Source code of charts
☆ ☆ ☆ ☆
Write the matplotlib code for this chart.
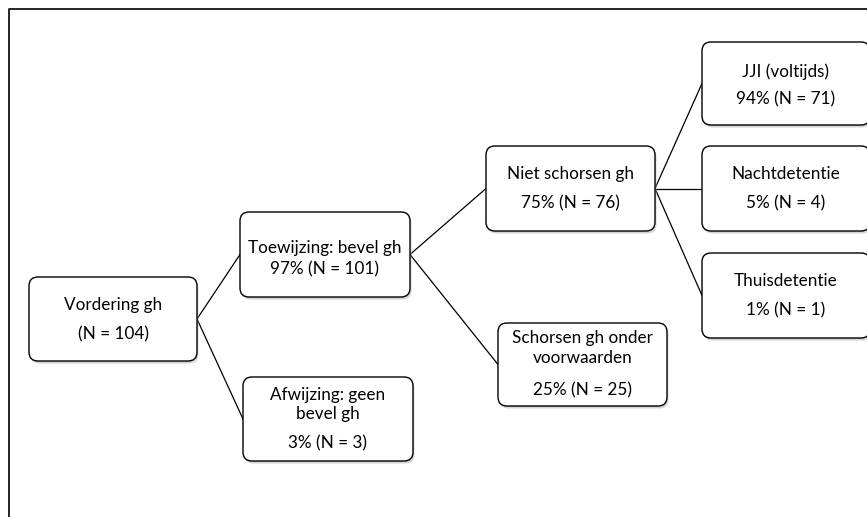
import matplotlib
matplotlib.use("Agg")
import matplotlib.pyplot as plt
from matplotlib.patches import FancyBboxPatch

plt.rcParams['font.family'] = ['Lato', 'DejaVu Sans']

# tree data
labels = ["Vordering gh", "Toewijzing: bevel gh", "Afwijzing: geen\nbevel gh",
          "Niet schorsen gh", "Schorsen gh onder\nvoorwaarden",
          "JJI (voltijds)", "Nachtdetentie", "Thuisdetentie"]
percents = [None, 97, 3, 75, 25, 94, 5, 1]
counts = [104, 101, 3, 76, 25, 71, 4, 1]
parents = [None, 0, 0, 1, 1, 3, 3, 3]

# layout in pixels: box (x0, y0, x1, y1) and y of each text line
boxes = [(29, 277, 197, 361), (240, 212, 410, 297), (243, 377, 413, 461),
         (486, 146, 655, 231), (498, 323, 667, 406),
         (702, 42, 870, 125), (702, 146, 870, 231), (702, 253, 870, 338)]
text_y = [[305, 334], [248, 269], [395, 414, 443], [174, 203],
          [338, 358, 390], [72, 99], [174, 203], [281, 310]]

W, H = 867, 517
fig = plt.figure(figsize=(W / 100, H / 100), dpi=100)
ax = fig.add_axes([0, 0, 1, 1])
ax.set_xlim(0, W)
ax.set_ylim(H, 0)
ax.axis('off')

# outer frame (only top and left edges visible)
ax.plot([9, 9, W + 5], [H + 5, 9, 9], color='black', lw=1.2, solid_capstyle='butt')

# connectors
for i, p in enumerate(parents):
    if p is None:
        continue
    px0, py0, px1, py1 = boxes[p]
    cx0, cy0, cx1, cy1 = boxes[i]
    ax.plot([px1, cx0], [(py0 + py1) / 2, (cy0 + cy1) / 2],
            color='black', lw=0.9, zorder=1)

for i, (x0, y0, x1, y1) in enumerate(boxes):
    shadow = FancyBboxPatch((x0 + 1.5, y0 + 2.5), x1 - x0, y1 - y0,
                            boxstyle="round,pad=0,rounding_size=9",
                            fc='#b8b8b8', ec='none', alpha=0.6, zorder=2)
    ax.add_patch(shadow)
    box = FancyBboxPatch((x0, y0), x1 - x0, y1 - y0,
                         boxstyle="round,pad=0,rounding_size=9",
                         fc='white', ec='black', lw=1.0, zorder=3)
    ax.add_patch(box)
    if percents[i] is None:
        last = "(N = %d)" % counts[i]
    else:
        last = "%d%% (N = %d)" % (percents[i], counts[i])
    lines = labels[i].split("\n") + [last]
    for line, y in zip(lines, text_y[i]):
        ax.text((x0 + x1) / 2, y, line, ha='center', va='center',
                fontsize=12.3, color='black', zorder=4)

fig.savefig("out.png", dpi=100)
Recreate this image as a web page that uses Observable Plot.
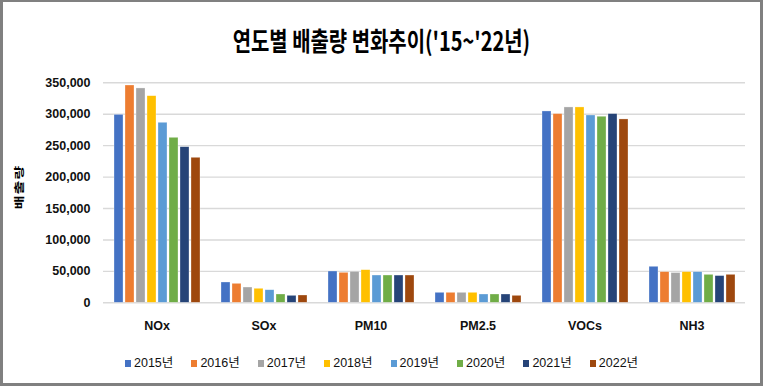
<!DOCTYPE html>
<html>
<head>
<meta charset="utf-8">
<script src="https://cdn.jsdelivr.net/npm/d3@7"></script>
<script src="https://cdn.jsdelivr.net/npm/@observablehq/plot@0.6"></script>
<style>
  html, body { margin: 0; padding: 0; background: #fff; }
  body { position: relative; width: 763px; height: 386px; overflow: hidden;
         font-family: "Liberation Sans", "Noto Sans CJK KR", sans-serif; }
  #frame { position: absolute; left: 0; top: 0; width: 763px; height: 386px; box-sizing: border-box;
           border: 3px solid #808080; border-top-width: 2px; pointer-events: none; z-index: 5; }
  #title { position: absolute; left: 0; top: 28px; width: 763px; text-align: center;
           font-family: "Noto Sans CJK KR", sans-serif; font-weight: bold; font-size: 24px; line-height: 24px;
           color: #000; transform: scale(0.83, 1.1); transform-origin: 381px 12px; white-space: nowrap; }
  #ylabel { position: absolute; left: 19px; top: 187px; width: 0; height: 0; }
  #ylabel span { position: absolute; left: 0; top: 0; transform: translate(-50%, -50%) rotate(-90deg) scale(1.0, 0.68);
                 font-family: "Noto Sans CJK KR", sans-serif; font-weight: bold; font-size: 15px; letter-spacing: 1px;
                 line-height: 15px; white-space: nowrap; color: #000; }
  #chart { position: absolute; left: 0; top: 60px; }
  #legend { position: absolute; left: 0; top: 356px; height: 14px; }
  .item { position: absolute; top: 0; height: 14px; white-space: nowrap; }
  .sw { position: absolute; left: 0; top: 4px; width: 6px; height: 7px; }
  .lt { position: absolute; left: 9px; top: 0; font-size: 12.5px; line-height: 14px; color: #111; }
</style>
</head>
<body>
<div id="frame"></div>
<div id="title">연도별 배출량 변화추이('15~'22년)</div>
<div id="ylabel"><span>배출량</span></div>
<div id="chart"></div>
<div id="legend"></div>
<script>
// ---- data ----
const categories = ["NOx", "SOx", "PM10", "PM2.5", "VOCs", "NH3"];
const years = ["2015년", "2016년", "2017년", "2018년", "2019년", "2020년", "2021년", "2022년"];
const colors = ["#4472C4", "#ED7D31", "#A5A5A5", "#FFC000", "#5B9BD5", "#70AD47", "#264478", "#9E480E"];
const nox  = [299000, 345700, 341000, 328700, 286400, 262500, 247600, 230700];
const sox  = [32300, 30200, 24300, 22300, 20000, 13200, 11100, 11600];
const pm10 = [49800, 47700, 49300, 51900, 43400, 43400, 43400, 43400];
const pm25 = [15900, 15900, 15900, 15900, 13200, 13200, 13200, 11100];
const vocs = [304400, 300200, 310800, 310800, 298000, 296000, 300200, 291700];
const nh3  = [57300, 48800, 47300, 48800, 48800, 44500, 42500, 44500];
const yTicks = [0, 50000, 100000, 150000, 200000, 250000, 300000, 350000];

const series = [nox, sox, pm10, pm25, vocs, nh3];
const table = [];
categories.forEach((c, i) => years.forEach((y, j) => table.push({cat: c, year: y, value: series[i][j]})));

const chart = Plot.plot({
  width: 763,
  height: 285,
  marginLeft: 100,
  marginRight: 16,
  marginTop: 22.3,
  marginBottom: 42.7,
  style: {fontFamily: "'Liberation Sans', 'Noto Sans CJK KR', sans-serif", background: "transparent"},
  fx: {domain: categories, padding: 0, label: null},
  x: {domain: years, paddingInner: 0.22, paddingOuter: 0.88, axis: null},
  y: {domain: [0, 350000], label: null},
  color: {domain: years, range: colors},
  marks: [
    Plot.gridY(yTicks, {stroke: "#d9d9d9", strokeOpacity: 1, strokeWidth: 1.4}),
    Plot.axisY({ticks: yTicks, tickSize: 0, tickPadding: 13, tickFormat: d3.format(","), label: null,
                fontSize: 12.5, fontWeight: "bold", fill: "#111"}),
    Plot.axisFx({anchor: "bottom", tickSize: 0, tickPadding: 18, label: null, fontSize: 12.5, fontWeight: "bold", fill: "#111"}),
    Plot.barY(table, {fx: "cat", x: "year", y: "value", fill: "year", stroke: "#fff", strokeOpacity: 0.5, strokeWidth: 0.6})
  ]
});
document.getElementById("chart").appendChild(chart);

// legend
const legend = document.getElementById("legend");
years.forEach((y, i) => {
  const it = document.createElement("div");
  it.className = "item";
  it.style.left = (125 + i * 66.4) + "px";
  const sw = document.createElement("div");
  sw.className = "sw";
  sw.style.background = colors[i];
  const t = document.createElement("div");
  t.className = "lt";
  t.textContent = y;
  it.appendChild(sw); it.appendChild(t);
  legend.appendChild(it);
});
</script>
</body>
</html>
☆ ☆ ☆ ☆
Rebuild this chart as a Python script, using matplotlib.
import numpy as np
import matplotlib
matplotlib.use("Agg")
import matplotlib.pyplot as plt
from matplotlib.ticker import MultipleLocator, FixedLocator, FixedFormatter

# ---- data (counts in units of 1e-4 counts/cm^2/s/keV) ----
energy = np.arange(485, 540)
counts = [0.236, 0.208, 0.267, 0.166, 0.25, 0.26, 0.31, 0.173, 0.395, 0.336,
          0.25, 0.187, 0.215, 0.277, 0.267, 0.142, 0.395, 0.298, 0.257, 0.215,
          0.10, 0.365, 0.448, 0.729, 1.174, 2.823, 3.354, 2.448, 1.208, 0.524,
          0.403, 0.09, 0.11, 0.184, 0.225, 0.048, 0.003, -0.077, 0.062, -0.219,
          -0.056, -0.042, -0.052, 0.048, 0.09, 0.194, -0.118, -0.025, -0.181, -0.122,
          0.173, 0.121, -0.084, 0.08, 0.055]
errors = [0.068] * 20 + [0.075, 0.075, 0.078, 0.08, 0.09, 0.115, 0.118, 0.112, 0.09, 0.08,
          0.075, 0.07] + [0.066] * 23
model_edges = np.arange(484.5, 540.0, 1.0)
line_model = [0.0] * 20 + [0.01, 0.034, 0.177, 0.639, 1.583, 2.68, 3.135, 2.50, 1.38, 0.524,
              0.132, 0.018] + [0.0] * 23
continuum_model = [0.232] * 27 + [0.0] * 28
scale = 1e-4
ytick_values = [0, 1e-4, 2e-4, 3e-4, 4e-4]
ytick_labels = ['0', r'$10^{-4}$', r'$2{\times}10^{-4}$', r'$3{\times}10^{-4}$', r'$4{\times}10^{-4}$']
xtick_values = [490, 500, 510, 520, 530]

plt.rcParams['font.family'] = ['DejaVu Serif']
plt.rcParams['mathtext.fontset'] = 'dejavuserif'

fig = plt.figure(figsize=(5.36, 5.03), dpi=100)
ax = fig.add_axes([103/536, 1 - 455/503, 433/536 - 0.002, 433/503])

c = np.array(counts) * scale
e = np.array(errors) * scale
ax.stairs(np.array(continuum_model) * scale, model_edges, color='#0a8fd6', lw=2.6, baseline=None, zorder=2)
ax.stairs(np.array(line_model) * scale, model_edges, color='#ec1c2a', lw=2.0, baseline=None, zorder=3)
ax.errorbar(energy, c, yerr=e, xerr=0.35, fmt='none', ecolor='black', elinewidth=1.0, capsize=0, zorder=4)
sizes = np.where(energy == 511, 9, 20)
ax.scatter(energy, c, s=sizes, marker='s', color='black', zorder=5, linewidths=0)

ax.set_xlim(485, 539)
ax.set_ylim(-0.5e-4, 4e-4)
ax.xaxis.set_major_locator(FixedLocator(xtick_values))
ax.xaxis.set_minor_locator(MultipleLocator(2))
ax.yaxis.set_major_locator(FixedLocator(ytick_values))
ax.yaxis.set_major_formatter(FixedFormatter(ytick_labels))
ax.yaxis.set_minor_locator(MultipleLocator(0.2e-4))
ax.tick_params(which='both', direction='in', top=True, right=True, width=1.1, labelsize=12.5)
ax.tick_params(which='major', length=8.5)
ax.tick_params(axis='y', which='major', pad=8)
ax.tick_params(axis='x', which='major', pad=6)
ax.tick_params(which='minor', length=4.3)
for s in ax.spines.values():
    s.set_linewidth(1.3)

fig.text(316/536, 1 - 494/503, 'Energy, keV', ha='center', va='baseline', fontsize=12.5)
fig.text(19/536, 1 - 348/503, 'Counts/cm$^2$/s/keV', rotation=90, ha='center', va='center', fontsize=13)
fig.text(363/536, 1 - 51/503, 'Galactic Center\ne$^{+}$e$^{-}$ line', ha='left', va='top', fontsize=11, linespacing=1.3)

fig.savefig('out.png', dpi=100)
☆ ☆ ☆ ☆
EXERCISE OBJECTIVE: Copy nothing but the lines above that run from the one with "Write the matplotlib code for this chart." to the one with "ax.axis('off')", ends included; pictures stay out.

EXERCISE SOLUTION:
Write the matplotlib code for this chart.
import matplotlib
matplotlib.use("Agg")
import matplotlib.pyplot as plt
from matplotlib.patches import FancyBboxPatch

plt.rcParams['font.family'] = ['Lato', 'DejaVu Sans']

# tree data
labels = ["Vordering gh", "Toewijzing: bevel gh", "Afwijzing: geen\nbevel gh",
          "Niet schorsen gh", "Schorsen gh onder\nvoorwaarden",
          "JJI (voltijds)", "Nachtdetentie", "Thuisdetentie"]
percents = [None, 97, 3, 75, 25, 94, 5, 1]
counts = [104, 101, 3, 76, 25, 71, 4, 1]
parents = [None, 0, 0, 1, 1, 3, 3, 3]

# layout in pixels: box (x0, y0, x1, y1) and y of each text line
boxes = [(29, 277, 197, 361), (240, 212, 410, 297), (243, 377, 413, 461),
         (486, 146, 655, 231), (498, 323, 667, 406),
         (702, 42, 870, 125), (702, 146, 870, 231), (702, 253, 870, 338)]
text_y = [[305, 334], [248, 269], [395, 414, 443], [174, 203],
          [338, 358, 390], [72, 99], [174, 203], [281, 310]]

W, H = 867, 517
fig = plt.figure(figsize=(W / 100, H / 100), dpi=100)
ax = fig.add_axes([0, 0, 1, 1])
ax.set_xlim(0, W)
ax.set_ylim(H, 0)
ax.axis('off')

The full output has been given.